What is needed: Drop the images; return everything else in the listing below exactly.

#### Recorded data

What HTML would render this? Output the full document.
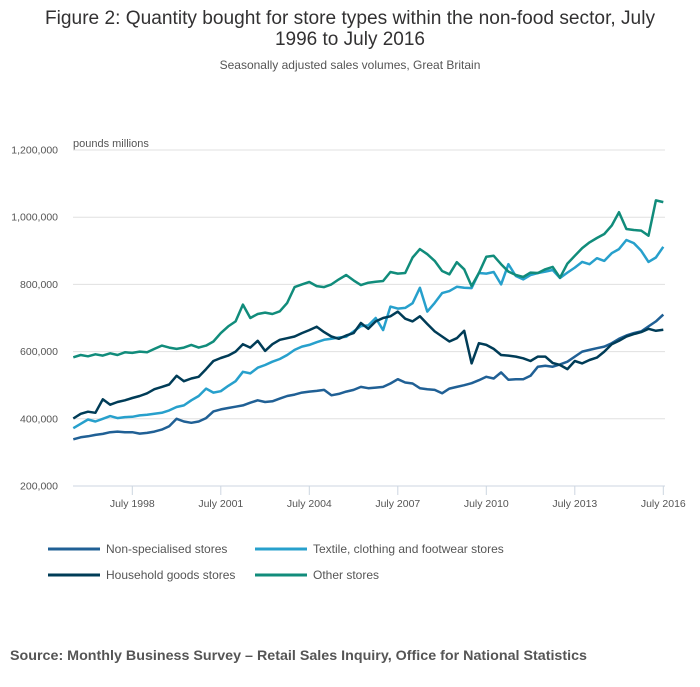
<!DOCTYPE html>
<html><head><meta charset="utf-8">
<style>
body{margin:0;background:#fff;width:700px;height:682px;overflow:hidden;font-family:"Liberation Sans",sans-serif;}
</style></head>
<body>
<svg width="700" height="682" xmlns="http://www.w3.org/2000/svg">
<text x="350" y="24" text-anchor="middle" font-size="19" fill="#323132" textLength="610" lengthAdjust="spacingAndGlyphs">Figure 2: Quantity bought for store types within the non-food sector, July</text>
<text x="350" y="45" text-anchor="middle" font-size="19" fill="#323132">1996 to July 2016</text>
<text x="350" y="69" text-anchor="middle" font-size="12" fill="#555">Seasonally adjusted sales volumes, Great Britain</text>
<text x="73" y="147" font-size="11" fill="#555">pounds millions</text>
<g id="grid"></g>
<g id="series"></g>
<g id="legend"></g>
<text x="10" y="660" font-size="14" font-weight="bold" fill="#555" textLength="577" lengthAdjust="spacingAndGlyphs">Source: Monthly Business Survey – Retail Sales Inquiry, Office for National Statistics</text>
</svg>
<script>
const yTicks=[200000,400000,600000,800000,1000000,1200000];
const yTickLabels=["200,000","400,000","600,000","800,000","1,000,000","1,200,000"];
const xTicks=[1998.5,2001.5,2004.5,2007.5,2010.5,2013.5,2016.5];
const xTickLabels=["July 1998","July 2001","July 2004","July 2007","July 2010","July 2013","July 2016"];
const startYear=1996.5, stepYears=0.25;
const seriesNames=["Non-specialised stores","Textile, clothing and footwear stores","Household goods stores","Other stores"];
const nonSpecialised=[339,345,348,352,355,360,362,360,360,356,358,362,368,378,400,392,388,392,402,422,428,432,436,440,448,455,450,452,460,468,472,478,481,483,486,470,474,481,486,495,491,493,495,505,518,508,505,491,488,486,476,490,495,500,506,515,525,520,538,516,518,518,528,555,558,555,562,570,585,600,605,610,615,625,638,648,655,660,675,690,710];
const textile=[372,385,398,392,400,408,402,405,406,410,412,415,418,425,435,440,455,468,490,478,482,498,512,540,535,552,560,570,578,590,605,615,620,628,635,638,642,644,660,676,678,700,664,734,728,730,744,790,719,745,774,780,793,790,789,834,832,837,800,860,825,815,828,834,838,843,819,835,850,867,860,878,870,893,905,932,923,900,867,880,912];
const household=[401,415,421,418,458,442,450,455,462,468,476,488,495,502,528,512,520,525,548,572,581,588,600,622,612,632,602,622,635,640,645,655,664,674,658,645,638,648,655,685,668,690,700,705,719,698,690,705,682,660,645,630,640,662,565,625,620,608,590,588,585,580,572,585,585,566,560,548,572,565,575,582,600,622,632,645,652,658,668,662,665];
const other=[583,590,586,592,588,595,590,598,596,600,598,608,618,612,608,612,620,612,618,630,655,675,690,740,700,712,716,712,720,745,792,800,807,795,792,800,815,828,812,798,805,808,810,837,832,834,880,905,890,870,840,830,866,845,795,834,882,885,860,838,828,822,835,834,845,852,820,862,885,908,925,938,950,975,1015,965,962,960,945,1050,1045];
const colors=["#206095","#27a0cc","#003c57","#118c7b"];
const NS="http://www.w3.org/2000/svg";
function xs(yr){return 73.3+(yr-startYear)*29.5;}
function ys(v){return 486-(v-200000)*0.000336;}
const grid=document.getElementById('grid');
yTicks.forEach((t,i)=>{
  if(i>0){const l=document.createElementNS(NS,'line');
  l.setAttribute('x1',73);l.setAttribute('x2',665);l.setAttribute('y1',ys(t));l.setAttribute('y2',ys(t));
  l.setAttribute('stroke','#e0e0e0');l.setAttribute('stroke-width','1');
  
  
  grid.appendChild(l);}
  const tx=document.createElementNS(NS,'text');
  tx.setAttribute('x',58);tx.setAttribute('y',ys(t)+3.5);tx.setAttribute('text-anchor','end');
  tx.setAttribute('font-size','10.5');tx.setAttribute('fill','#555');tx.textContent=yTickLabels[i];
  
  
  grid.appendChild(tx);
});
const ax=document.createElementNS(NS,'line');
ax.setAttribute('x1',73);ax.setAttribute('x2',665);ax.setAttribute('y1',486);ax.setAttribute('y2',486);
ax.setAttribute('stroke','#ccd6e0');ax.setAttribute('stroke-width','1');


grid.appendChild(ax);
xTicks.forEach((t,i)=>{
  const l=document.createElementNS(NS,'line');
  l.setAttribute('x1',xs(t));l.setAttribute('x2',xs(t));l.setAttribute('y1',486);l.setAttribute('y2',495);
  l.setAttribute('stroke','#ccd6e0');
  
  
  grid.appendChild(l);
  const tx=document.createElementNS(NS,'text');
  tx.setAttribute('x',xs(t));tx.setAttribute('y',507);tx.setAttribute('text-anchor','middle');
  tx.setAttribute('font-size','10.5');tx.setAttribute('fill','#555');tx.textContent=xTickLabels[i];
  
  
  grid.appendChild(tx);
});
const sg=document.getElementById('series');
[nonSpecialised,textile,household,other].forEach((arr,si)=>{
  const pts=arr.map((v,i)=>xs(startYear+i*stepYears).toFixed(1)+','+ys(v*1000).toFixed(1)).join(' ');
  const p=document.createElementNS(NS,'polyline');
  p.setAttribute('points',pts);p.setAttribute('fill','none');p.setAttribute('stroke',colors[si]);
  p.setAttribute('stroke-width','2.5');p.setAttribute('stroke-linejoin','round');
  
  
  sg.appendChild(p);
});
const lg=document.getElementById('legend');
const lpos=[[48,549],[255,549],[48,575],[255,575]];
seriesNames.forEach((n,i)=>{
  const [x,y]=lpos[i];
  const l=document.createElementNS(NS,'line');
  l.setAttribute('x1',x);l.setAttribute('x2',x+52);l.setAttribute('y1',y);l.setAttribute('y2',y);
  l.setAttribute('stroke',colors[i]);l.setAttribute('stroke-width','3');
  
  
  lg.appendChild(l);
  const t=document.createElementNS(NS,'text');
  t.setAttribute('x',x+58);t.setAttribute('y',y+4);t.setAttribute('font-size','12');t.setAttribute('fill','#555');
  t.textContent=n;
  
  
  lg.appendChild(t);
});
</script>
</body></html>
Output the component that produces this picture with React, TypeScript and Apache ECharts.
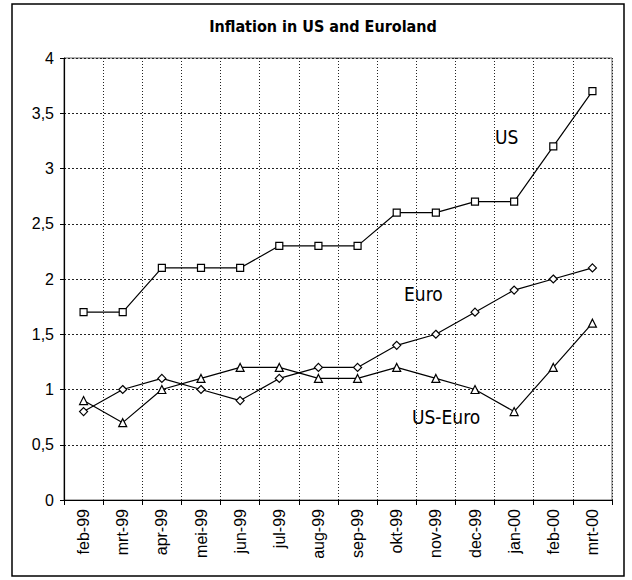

########

Problem solution:
What HTML would render this? Output the full document.
<!DOCTYPE html>
<html><head><meta charset="utf-8">
<style>
body{margin:0;background:#fff;width:700px;height:682px;overflow:hidden;font-family:"Liberation Sans",sans-serif;}
</style></head>
<body>
<svg width="700" height="682" xmlns="http://www.w3.org/2000/svg">
<text x="350" y="24" text-anchor="middle" font-size="19" fill="#323132" textLength="610" lengthAdjust="spacingAndGlyphs">Figure 2: Quantity bought for store types within the non-food sector, July</text>
<text x="350" y="45" text-anchor="middle" font-size="19" fill="#323132">1996 to July 2016</text>
<text x="350" y="69" text-anchor="middle" font-size="12" fill="#555">Seasonally adjusted sales volumes, Great Britain</text>
<text x="73" y="147" font-size="11" fill="#555">pounds millions</text>
<g id="grid"></g>
<g id="series"></g>
<g id="legend"></g>
<text x="10" y="660" font-size="14" font-weight="bold" fill="#555" textLength="577" lengthAdjust="spacingAndGlyphs">Source: Monthly Business Survey – Retail Sales Inquiry, Office for National Statistics</text>
</svg>
<script>
const yTicks=[200000,400000,600000,800000,1000000,1200000];
const yTickLabels=["200,000","400,000","600,000","800,000","1,000,000","1,200,000"];
const xTicks=[1998.5,2001.5,2004.5,2007.5,2010.5,2013.5,2016.5];
const xTickLabels=["July 1998","July 2001","July 2004","July 2007","July 2010","July 2013","July 2016"];
const startYear=1996.5, stepYears=0.25;
const seriesNames=["Non-specialised stores","Textile, clothing and footwear stores","Household goods stores","Other stores"];
const nonSpecialised=[339,345,348,352,355,360,362,360,360,356,358,362,368,378,400,392,388,392,402,422,428,432,436,440,448,455,450,452,460,468,472,478,481,483,486,470,474,481,486,495,491,493,495,505,518,508,505,491,488,486,476,490,495,500,506,515,525,520,538,516,518,518,528,555,558,555,562,570,585,600,605,610,615,625,638,648,655,660,675,690,710];
const textile=[372,385,398,392,400,408,402,405,406,410,412,415,418,425,435,440,455,468,490,478,482,498,512,540,535,552,560,570,578,590,605,615,620,628,635,638,642,644,660,676,678,700,664,734,728,730,744,790,719,745,774,780,793,790,789,834,832,837,800,860,825,815,828,834,838,843,819,835,850,867,860,878,870,893,905,932,923,900,867,880,912];
const household=[401,415,421,418,458,442,450,455,462,468,476,488,495,502,528,512,520,525,548,572,581,588,600,622,612,632,602,622,635,640,645,655,664,674,658,645,638,648,655,685,668,690,700,705,719,698,690,705,682,660,645,630,640,662,565,625,620,608,590,588,585,580,572,585,585,566,560,548,572,565,575,582,600,622,632,645,652,658,668,662,665];
const other=[583,590,586,592,588,595,590,598,596,600,598,608,618,612,608,612,620,612,618,630,655,675,690,740,700,712,716,712,720,745,792,800,807,795,792,800,815,828,812,798,805,808,810,837,832,834,880,905,890,870,840,830,866,845,795,834,882,885,860,838,828,822,835,834,845,852,820,862,885,908,925,938,950,975,1015,965,962,960,945,1050,1045];
const colors=["#206095","#27a0cc","#003c57","#118c7b"];
const NS="http://www.w3.org/2000/svg";
function xs(yr){return 73.3+(yr-startYear)*29.5;}
function ys(v){return 486-(v-200000)*0.000336;}
const grid=document.getElementById('grid');
yTicks.forEach((t,i)=>{
  if(i>0){const l=document.createElementNS(NS,'line');
  l.setAttribute('x1',73);l.setAttribute('x2',665);l.setAttribute('y1',ys(t));l.setAttribute('y2',ys(t));
  l.setAttribute('stroke','#e0e0e0');l.setAttribute('stroke-width','1');
  
  
  grid.appendChild(l);}
  const tx=document.createElementNS(NS,'text');
  tx.setAttribute('x',58);tx.setAttribute('y',ys(t)+3.5);tx.setAttribute('text-anchor','end');
  tx.setAttribute('font-size','10.5');tx.setAttribute('fill','#555');tx.textContent=yTickLabels[i];
  
  
  grid.appendChild(tx);
});
const ax=document.createElementNS(NS,'line');
ax.setAttribute('x1',73);ax.setAttribute('x2',665);ax.setAttribute('y1',486);ax.setAttribute('y2',486);
ax.setAttribute('stroke','#ccd6e0');ax.setAttribute('stroke-width','1');


grid.appendChild(ax);
xTicks.forEach((t,i)=>{
  const l=document.createElementNS(NS,'line');
  l.setAttribute('x1',xs(t));l.setAttribute('x2',xs(t));l.setAttribute('y1',486);l.setAttribute('y2',495);
  l.setAttribute('stroke','#ccd6e0');
  
  
  grid.appendChild(l);
  const tx=document.createElementNS(NS,'text');
  tx.setAttribute('x',xs(t));tx.setAttribute('y',507);tx.setAttribute('text-anchor','middle');
  tx.setAttribute('font-size','10.5');tx.setAttribute('fill','#555');tx.textContent=xTickLabels[i];
  
  
  grid.appendChild(tx);
});
const sg=document.getElementById('series');
[nonSpecialised,textile,household,other].forEach((arr,si)=>{
  const pts=arr.map((v,i)=>xs(startYear+i*stepYears).toFixed(1)+','+ys(v*1000).toFixed(1)).join(' ');
  const p=document.createElementNS(NS,'polyline');
  p.setAttribute('points',pts);p.setAttribute('fill','none');p.setAttribute('stroke',colors[si]);
  p.setAttribute('stroke-width','2.5');p.setAttribute('stroke-linejoin','round');
  
  
  sg.appendChild(p);
});
const lg=document.getElementById('legend');
const lpos=[[48,549],[255,549],[48,575],[255,575]];
seriesNames.forEach((n,i)=>{
  const [x,y]=lpos[i];
  const l=document.createElementNS(NS,'line');
  l.setAttribute('x1',x);l.setAttribute('x2',x+52);l.setAttribute('y1',y);l.setAttribute('y2',y);
  l.setAttribute('stroke',colors[i]);l.setAttribute('stroke-width','3');
  
  
  lg.appendChild(l);
  const t=document.createElementNS(NS,'text');
  t.setAttribute('x',x+58);t.setAttribute('y',y+4);t.setAttribute('font-size','12');t.setAttribute('fill','#555');
  t.textContent=n;
  
  
  lg.appendChild(t);
});
</script>
</body></html>
Output the component that produces this picture with React, TypeScript and Apache ECharts.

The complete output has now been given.